Microsoft drops brain teasers from employee interview process
The interview process for Silicon Valley developer jobs has always had a reputation of being an arcane trial by fire exercise designed to weed down thousands of applicants to just the selected few antisocial geniuses.
Microsoft has however been making an effort to improve their hiring process to make it more useful and inclusive, and in a blog post John Montgomery, partner director of program management at Microsoft, explained the changes Microsoft has made to the process, which has meant cutting out such as questions as how many golf balls will fit into a 747.

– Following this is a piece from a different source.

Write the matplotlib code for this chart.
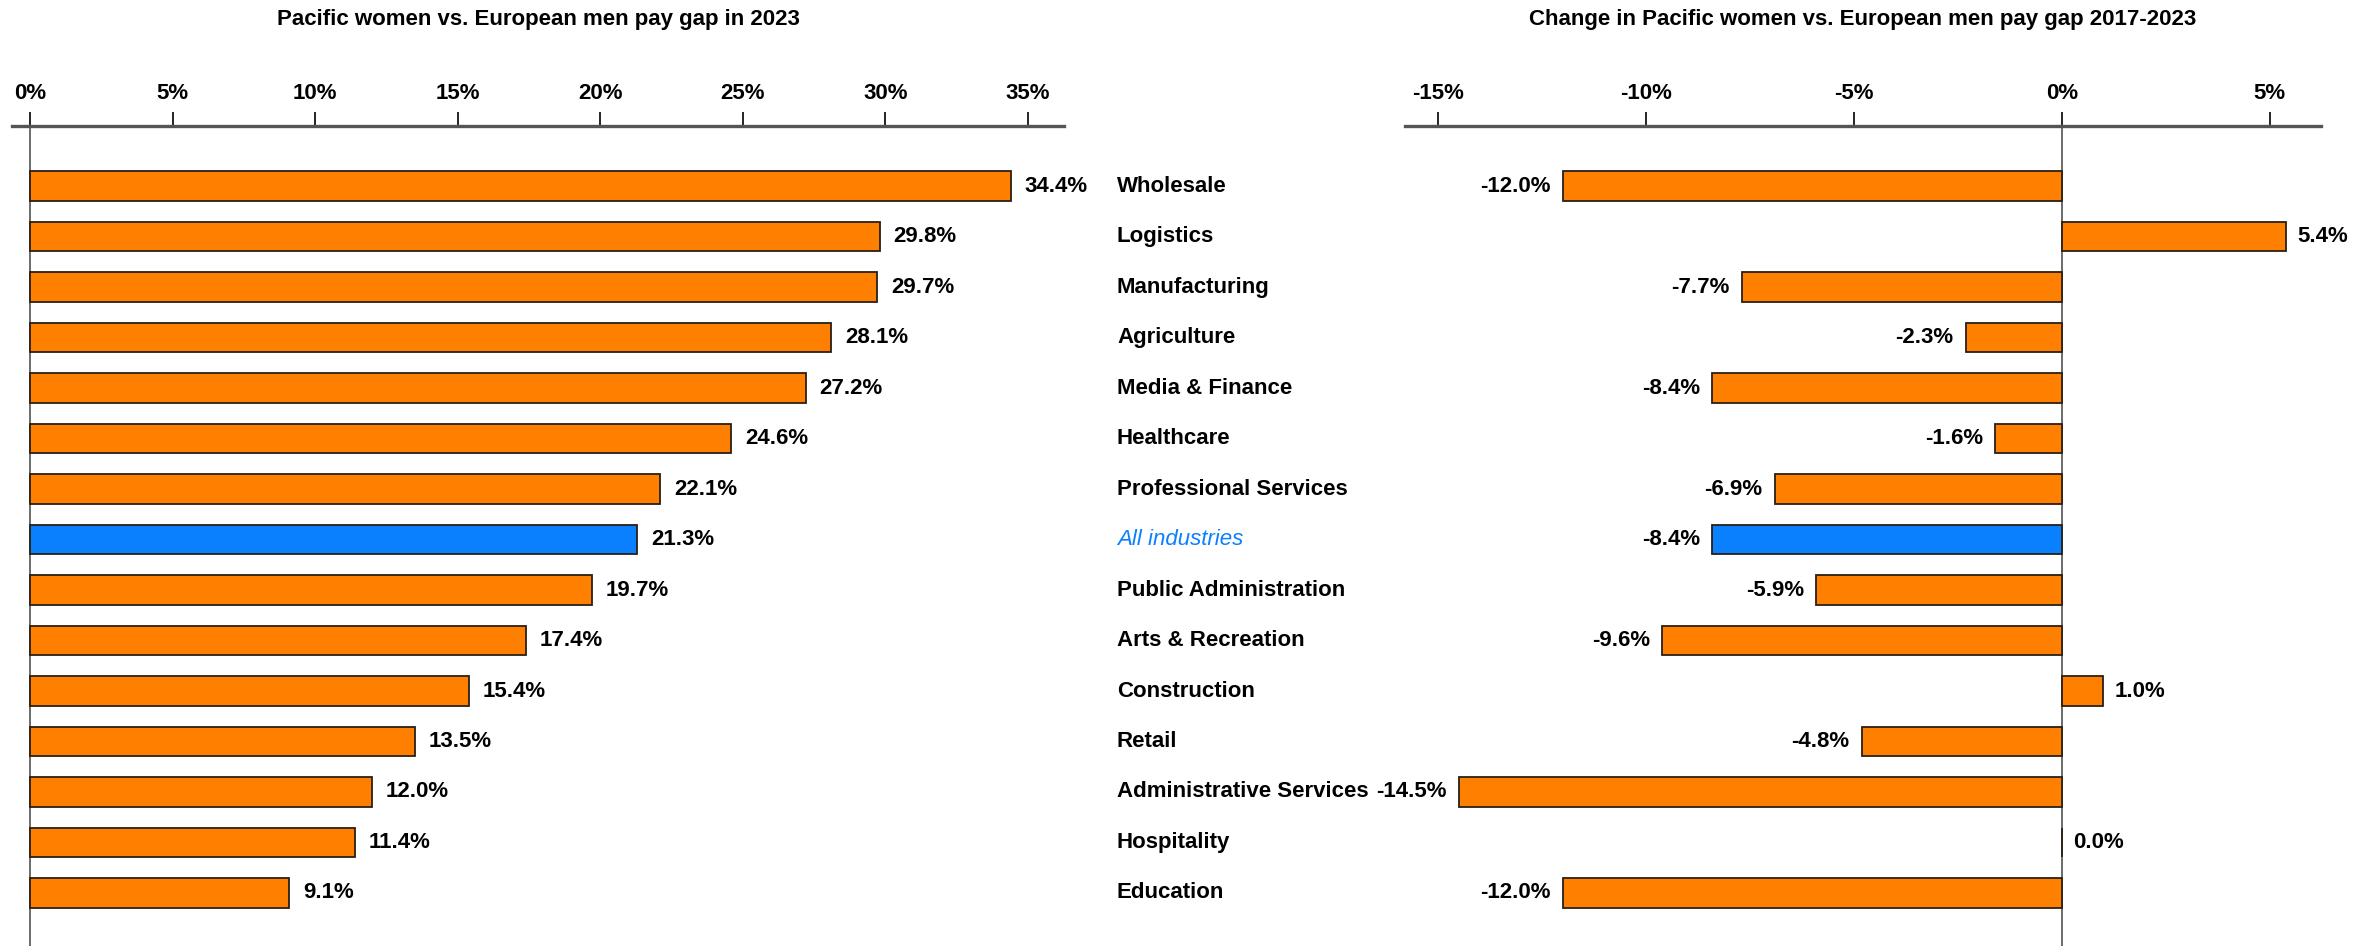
import matplotlib
matplotlib.use("Agg")
import matplotlib.pyplot as plt
import matplotlib.transforms as mtransforms
from matplotlib.ticker import FuncFormatter

plt.rcParams["font.family"] = ["Liberation Sans", "DejaVu Sans"]

# Datos
industries = [
    "Wholesale", "Logistics", "Manufacturing", "Agriculture", "Media & Finance",
    "Healthcare", "Professional Services", "All industries", "Public Administration",
    "Arts & Recreation", "Construction", "Retail", "Administrative Services",
    "Hospitality", "Education",
]
gap_2023 = [34.4, 29.8, 29.7, 28.1, 27.2, 24.6, 22.1, 21.3, 19.7, 17.4, 15.4, 13.5, 12.0, 11.4, 9.1]
change_2017_2023 = [-12.0, 5.4, -7.7, -2.3, -8.4, -1.6, -6.9, -8.4, -5.9, -9.6, 1.0, -4.8, -14.5, 0.0, -12.0]
highlight = "All industries"

ORANGE = "#FF8000"
BLUE = "#0A80FF"
EDGE = "#2a1f14"
FS = 16

W, H = 2374, 946
fig = plt.figure(figsize=(W / 100, H / 100), dpi=100)

top = 1 - 126 / H
ax1 = fig.add_axes([12 / W, 0, 1052 / W, top])
ax2 = fig.add_axes([1405 / W, 0, 916 / W, top])

ypos = list(range(len(industries)))
colors = [BLUE if c == highlight else ORANGE for c in industries]


def style_axis(ax, xlim, ticks):
    ax.set_xlim(*xlim)
    ax.set_ylim(15.05, -1.19)
    for s in ["left", "right", "bottom"]:
        ax.spines[s].set_visible(False)
    ax.spines["top"].set_linewidth(2.4)
    ax.spines["top"].set_color("#555555")
    ax.xaxis.tick_top()
    ax.set_xticks(ticks)
    ax.xaxis.set_major_formatter(FuncFormatter(lambda v, p: f"{v:.0f}%"))
    ax.tick_params(axis="x", direction="out", length=10, width=1.2, pad=6,
                   labelsize=FS, colors="black")
    for lbl in ax.get_xticklabels():
        lbl.set_fontweight("bold")
    ax.set_yticks([])
    ax.axvline(0, color="#444444", lw=1.1, zorder=1)


# Gráfico izquierdo
ax1.barh(ypos, gap_2023, height=0.58, color=colors, edgecolor=EDGE, linewidth=1.3, zorder=2)
style_axis(ax1, (-0.63, 36.26), [0, 5, 10, 15, 20, 25, 30, 35])
for y, v in zip(ypos, gap_2023):
    ax1.annotate(f"{v:.1f}%", (v, y), xytext=(10, 0), textcoords="offset points",
                 ha="left", va="center", fontsize=FS, fontweight="bold")

# Gráfico derecho
ax2.barh(ypos, change_2017_2023, height=0.58, color=colors, edgecolor=EDGE, linewidth=1.3, zorder=2)
style_axis(ax2, (-15.79, 6.23), [-15, -10, -5, 0, 5])
for y, v in zip(ypos, change_2017_2023):
    if v >= 0:
        ax2.annotate(f"{v:.1f}%", (v, y), xytext=(8, 0), textcoords="offset points",
                     ha="left", va="center", fontsize=FS, fontweight="bold")
    else:
        ax2.annotate(f"{v:.1f}%", (v, y), xytext=(-9, 0), textcoords="offset points",
                     ha="right", va="center", fontsize=FS, fontweight="bold")

# Etiquetas de categorías en el centro
trans = mtransforms.blended_transform_factory(fig.transFigure, ax2.transData)
for y, name in zip(ypos, industries):
    if name == highlight:
        fig.text(1117 / W, y, name, transform=trans, ha="left", va="center",
                 fontsize=FS, style="italic", color=BLUE)
    else:
        fig.text(1117 / W, y, name, transform=trans, ha="left", va="center",
                 fontsize=FS, fontweight="bold")

# Títulos
fig.text((12 + 1064) / 2 / W, 1 - 19 / H, "Pacific women vs. European men pay gap in 2023",
         ha="center", va="center", fontsize=FS, fontweight="bold")
fig.text((1405 + 2321) / 2 / W, 1 - 19 / H, "Change in Pacific women vs. European men pay gap 2017-2023",
         ha="center", va="center", fontsize=FS, fontweight="bold")

fig.savefig("out.png", dpi=100)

Rethinking how we interview in Microsoft's Developer Division.
Also at Business Insider.
(Score: 2) by darkfeline on Wednesday January 02 2019, @04:42AM
> The interview process for Silicon Valley developer jobs has always had a reputation of being an arcane trial by fire
I believe most tech companies dropped brain teasers from interviews a long time ago. When I interviewed, I never encountered any. I'm surprised Microsoft still had them, even considering that they're Microsoft.
For example, I see a source saying Google banned them in 2010 or so.
https://www.newyorker.com/tech/annals-of-technology/why-brainteasers-dont-belong-in-job-interviews [newyorker.com]
The "arcane trial by fire" part is probably mostly because most "developers" can't write code. It's like asking someone with no education to pass an electrician's exam, of course it's going to feel like an "arcane trial by fire".